----- Original Message -----
From: "Wright, Roger" <[log in to unmask]>
To: "study of popular / folk / traditional ballads" <[log in to unmask]>
Sent: Monday, September 17, 2007 10:27 AM
Subject: Improvised Iberian Folk Music
I was once on a coach with about 40 Spanish history students, travelling on
a cold wet morning from Marbella to Granada. We stopped to get several
bottles of cognac and a newspaper, and the students then amused themselves
by improvising brief inventive ballad-metre pieces on the headlines in the
paper (to basic and well-known tunes); it was fascinating and a privilege to
watch and listen.
The living Basque tradition is studied in detail in: Samuel G. Armistead and
Joseba Zulaika, eds, "Voicing the Moment: inprovised oral poetry and Basque
tradition", University of Reno [Nevada], Center for Basque Studies
(Conference Papers series, no.3), 2005, 430 pp., ISBN 1-877802-55-7, with
several photograpohs of performers. Wonderful. (Margaret Sleeman's review is
in press with the Bulletin of Hispanic Studies, and will be published later
this year) - RW
-----Original Message-----
From: study of popular / folk / traditional ballads
[mailto:[log in to unmask]] On Behalf Of Simon Furey
Sent: 14 September 2007 20:43
To: [log in to unmask]
Subject: Re: Maltese Folk Music
You will still find improvised songs today (including the competitive
element) in the Iberian peninsula.
I attended a competitive song festival in northern Catalonia at the
beginning of this year, and was impressed by the singers, who were amusing
as well as skilful. There are various standard song forms that each pair of
competitors have to conform to, and the judges give them a theme to start
with. They then sing alternate improvised verses trying to trip each other
up.

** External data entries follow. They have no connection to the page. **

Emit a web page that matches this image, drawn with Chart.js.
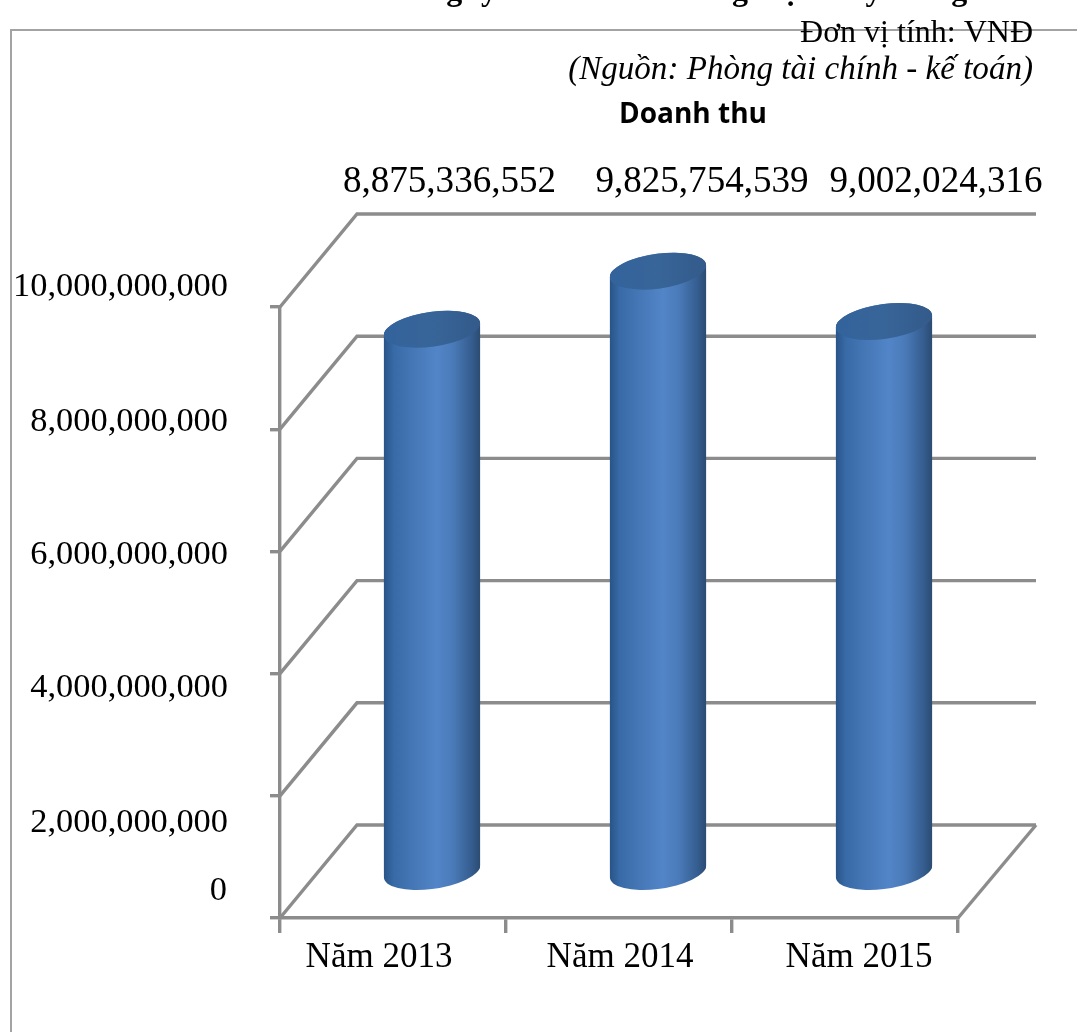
<!DOCTYPE html>
<html lang="vi">
<head>
<meta charset="utf-8">
<title>Doanh thu</title>
<style>
  html, body { margin: 0; padding: 0; background: #fff; overflow: hidden; }
  #wrap { width: 1077px; height: 1032px; position: relative; }
</style>
<script src="https://cdn.jsdelivr.net/npm/chart.js@4/dist/chart.umd.min.js"></script>
</head>
<body>
<div id="wrap"><canvas id="chart" width="1077" height="1032"></canvas></div>
<script>
// Revenue by year, in VND
const categories = ['Năm 2013', 'Năm 2014', 'Năm 2015'];
const revenue = [8875336552, 9825754539, 9002024316];
const yTicks = [0, 2000000000, 4000000000, 6000000000, 8000000000, 10000000000];
const chartTitle = 'Doanh thu';
const unitNote = 'Đơn vị tính: VNĐ';
const sourceNote = '(Nguồn: Phòng tài chính - kế toán)';
const headingStart = 'Doanh thu của Công ty';
const headingEnd = 'TNHH Thương hiệu may Hưng';

// Layout of the pseudo-3D box
const AREA = { left: 280, right: 958, top: 307, bottom: 918 };
const DEPTH = { x: 78, y: -93 };
const BAR = { rx: 48.5, ry: 17.4, tilt: -8 * Math.PI / 180, width: 96 };
const GRID = '#8c8c8c';
const GRID_WIDTH = 3.4;
const SERIF = '"Liberation Serif", serif';

// Hand-placed label nudges relative to their ticks
const yLabelShift = { 0: [-1, -27], 2: [0, 27], 4: [0, 14], 6: [0, 4], 8: [0, -7], 10: [0, -20] };
const xLabelShift = [-14, 1, 14];
const valueLabelX = [449.5, 702, 936];

const fmt = v => v.toLocaleString('en-US');

function sideGradient(ctx, cx) {
  const half = BAR.width / 2;
  const g = ctx.createLinearGradient(cx - half, 0, cx + half, 0);
  g.addColorStop(0, '#2a5488');
  g.addColorStop(0.1, '#376aa6');
  g.addColorStop(0.3, '#4577b6');
  g.addColorStop(0.55, '#5285c8');
  g.addColorStop(0.72, '#4a7ab8');
  g.addColorStop(0.9, '#365f92');
  g.addColorStop(1, '#2b4c74');
  return g;
}

// Silhouette of a tilted cylinder between two ellipse centres
function cylinderPath(p, cx, yTop, yBottom) {
  const { rx, ry, tilt } = BAR;
  const t0 = Math.atan2(-ry * Math.sin(tilt), rx * Math.cos(tilt));
  const startX = cx + rx * Math.cos(t0) * Math.cos(tilt) - ry * Math.sin(t0) * Math.sin(tilt);
  const startY = yBottom + rx * Math.cos(t0) * Math.sin(tilt) + ry * Math.sin(t0) * Math.cos(tilt);
  p.moveTo(startX, startY);
  p.ellipse(cx, yBottom, rx, ry, tilt, t0, t0 + Math.PI);
  p.ellipse(cx, yTop, rx, ry, tilt, t0 + Math.PI, t0 + 2 * Math.PI);
  p.closePath();
}

const boxPlugin = {
  id: 'box',
  beforeDraw(chart) {
    const { ctx, scales: { x, y } } = chart;
    ctx.save();
    ctx.fillStyle = '#fff';
    ctx.fillRect(0, 0, chart.width, chart.height);

    // Outer frame of the chart object
    ctx.strokeStyle = '#a3a3a3';
    ctx.lineWidth = 2;
    ctx.beginPath();
    ctx.moveTo(1077, 30);
    ctx.lineTo(11, 30);
    ctx.lineTo(11, 1032);
    ctx.stroke();

    // Walls: each value runs back from the front axis, then across the rear wall
    ctx.strokeStyle = GRID;
    ctx.lineWidth = GRID_WIDTH;
    const right = x.right + DEPTH.x;
    yTicks.forEach(v => {
      const py = y.getPixelForValue(v);
      ctx.beginPath();
      ctx.moveTo(x.left, py);
      ctx.lineTo(x.left + DEPTH.x - 1, py + DEPTH.y);
      ctx.lineTo(right, py + DEPTH.y);
      ctx.stroke();
    });
    // Floor edge on the right
    const base = y.getPixelForValue(0);
    ctx.beginPath();
    ctx.moveTo(x.right, base);
    ctx.lineTo(right, base + DEPTH.y);
    ctx.stroke();
    ctx.restore();

    // Tick labels sit apart from their ticks on this chart
    y.getLabelItems().forEach((item, i) => {
      const s = yLabelShift[yTicks[i] / 1e9];
      if (s) {
        item.options.translation = [item.options.translation[0] + s[0], item.options.translation[1] + s[1]];
      }
    });
    x.getLabelItems().forEach((item, i) => {
      item.options.translation = [item.options.translation[0] + xLabelShift[i], item.options.translation[1]];
    });
  },
  beforeDatasetsDraw(chart) {
    const { ctx } = chart;
    const { y } = chart.scales;
    const base = y.getPixelForValue(0);
    ctx.save();
    // Bars stand halfway into the box; trim their flat ends to the cylinder outline
    ctx.translate(DEPTH.x / 2, DEPTH.y / 2);
    const clip = new Path2D();
    chart.getDatasetMeta(0).data.forEach(bar => {
      cylinderPath(clip, bar.x, bar.y, base);
    });
    ctx.clip(clip);
  },
  afterDatasetsDraw(chart) {
    const { ctx } = chart;
    ctx.restore();
    const { y } = chart.scales;
    const base = y.getPixelForValue(0);
    ctx.save();
    ctx.translate(DEPTH.x / 2, DEPTH.y / 2);
    chart.getDatasetMeta(0).data.forEach(bar => {
      ctx.fillStyle = sideGradient(ctx, bar.x);
      ctx.beginPath();
      cylinderPath(ctx, bar.x, bar.y, base);
      ctx.fill();
      // Cap
      const g = ctx.createLinearGradient(bar.x - BAR.rx, 0, bar.x + BAR.rx, 0);
      g.addColorStop(0, '#33639c');
      g.addColorStop(0.5, '#386599');
      g.addColorStop(1, '#335a8a');
      ctx.fillStyle = g;
      ctx.beginPath();
      ctx.ellipse(bar.x, bar.y, BAR.rx, BAR.ry, BAR.tilt, 0, Math.PI * 2);
      ctx.fill();
    });
    ctx.restore();
  },
  afterDraw(chart) {
    const { ctx } = chart;
    ctx.save();
    ctx.fillStyle = '#000';
    ctx.textBaseline = 'alphabetic';

    // Value labels above the box
    ctx.textAlign = 'center';
    ctx.font = `37.1px ${SERIF}`;
    revenue.forEach((v, i) => ctx.fillText(fmt(v), valueLabelX[i], 192));

    // Unit and source notes
    ctx.textAlign = 'right';
    ctx.font = `32px ${SERIF}`;
    ctx.fillText(unitNote, 1033, 42);
    ctx.font = `italic 33.1px ${SERIF}`;
    ctx.fillText(sourceNote, 1033, 79);

    ctx.textAlign = 'center';
    ctx.font = 'bold 28px "Open Sans", sans-serif';
    ctx.fillText(chartTitle, 693, 123);

    // Report heading running off the top edge
    ctx.font = `bold 32px ${SERIF}`;
    ctx.textAlign = 'right';
    ctx.fillText(headingStart, 497, 0);
    ctx.textAlign = 'left';
    ctx.fillText(headingEnd, 536, 0);
    ctx.restore();
  }
};

const chart = new Chart(document.getElementById('chart'), {
  type: 'bar',
  data: {
    labels: categories,
    datasets: [{
      label: chartTitle,
      data: revenue,
      barThickness: BAR.width,
      borderWidth: 0,
      backgroundColor: c => {
        const sx = c.chart.scales && c.chart.scales.x;
        const cx = sx ? sx.getPixelForValue(c.dataIndex) : NaN;
        return Number.isFinite(cx) ? sideGradient(c.chart.ctx, cx) : '#4577b6';
      }
    }]
  },
  options: {
    responsive: false,
    animation: false,
    events: [],
    layout: { padding: { left: 0, top: AREA.top, right: 1077 - AREA.right, bottom: 0 } },
    plugins: { legend: { display: false }, title: { display: false }, tooltip: { enabled: false } },
    scales: {
      x: {
        afterFit: s => { s.height = 1032 - AREA.bottom; },
        grid: { drawOnChartArea: false, color: GRID, lineWidth: GRID_WIDTH, tickLength: 15 },
        border: { color: GRID, width: GRID_WIDTH },
        ticks: { color: '#000', font: { family: SERIF, size: 35 }, padding: 4, maxRotation: 0 }
      },
      y: {
        min: 0,
        max: 10000000000,
        afterFit: s => { s.width = AREA.left; },
        afterBuildTicks: s => { s.ticks = yTicks.map(value => ({ value })); },
        grid: { drawOnChartArea: false, color: GRID, lineWidth: GRID_WIDTH, tickLength: 10 },
        border: { color: GRID, width: GRID_WIDTH },
        ticks: { color: '#000', font: { family: SERIF, size: 34.4 }, padding: 42, callback: v => fmt(v) }
      }
    }
  },
  plugins: [boxPlugin]
});
</script>
</body>
</html>
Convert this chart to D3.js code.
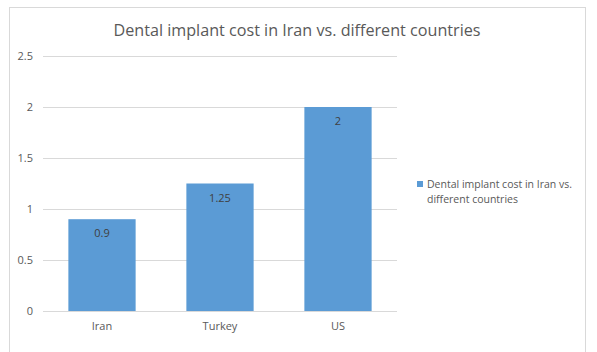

Eventually one singer can't invent a new verse quickly enough in reply
and so loses.
A similar tradition is also very common in Valencia, where somebody whispers
themes and topics into the ear of the singer, who has to sing about this
immediately following the verse he or she is currently singing. This is
unbelievably hard (you try it!) to finish singing one verse you just
invented while receiving information for and inventing the next verse.
The music in both the Catalan and Valencian traditions tends to follow a
standard form, rather than an improvised one, although (particularly in the
Valencian case) the proximity of Arab/Moorish music is clear.
Someone once told me something like this still happens in Euskadi (the
Basque country) also, but alas I have no information on it.